I am in the process of designing my next system and have a few questions. I want to run an all active 3-way setup up front. I haven't decided what speakers I want to go with. My plan for now is to run an Alpine nav head unit, a 4 channel amp for the mids and tweeters and a 2 channel for the midbass. I want the mids/tweeters in custom kick panels and a 8" in the doors for midbass. I also have an AudioControl dm-810. My question is how to properly get the signal from the head unit to the amps and then speakers. I will be running a component set for the mids and highs. The deck I will be getting has 3 preamp outputs. Would I use all three for this setup even though all the speakers will be up front or would I use the front preamp and use y adapters to get the signals to the 2 amps? Also would it matter if the interconnects from the head unit are going to the the "rear" input on the 4 channel even though the speakers will all be up front. One last thing would I still use passive crossover with the comps since I will be using the dm-810 an run an active setup.
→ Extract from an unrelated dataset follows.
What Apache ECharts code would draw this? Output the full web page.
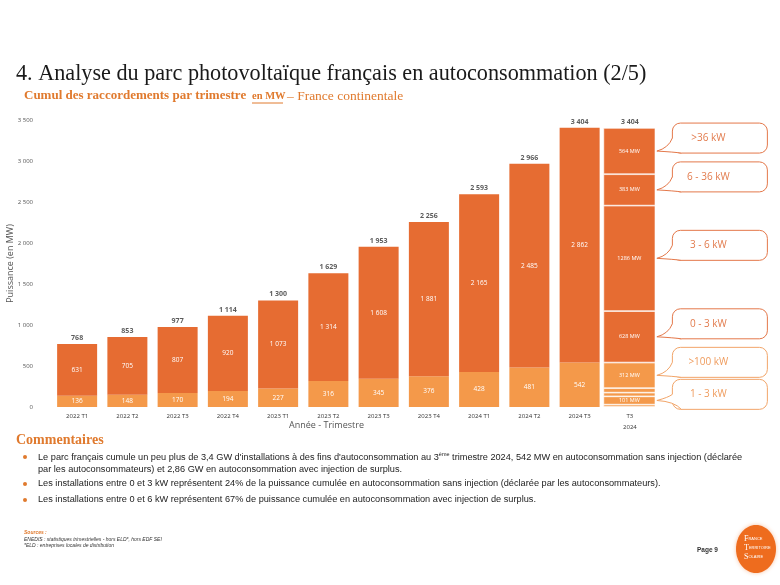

It's a little late but I'll help you anyway.
So you want to flatten your EQ and turn off any bass boost, etc from your HU. After that's done, send all three preamp outputs from your deck into the line level inputs on the audiocontrol unit. Don't think of the RCA outputs as front or rear, just think of them as output 1,2,3,4, etc.
After running RCA's to the audiocontrol inputs, send RCA's from your audiocontrol outputs 1 and 2 to your 4ch amp. It'll either say 1 and 2 or front and rear on the 4ch amp. Just pick 1 and 2 or front. Hook 1-2 or front as your tweeters and run speaker wiring to your tweeters accordingly.
Run a second pair of RCA's from your audiocontrol outputs 3-4 to your 4ch amp inputs 3-4 or rear. Wire your midrange to that amp accordingly.
Run the third pair of RCA's from your audiocontrol outputs 5-6 to your 2ch amp inputs. Wire that amp to your midbass.
Ditch the crossovers for the speakers since the audiocontrol will let you run active.
You don't have to make channels 1-2 for tweeters, 3-4 for midrange, etc, it's just the way that I like to do it. You can switch them around however you'd like. Hope this helps.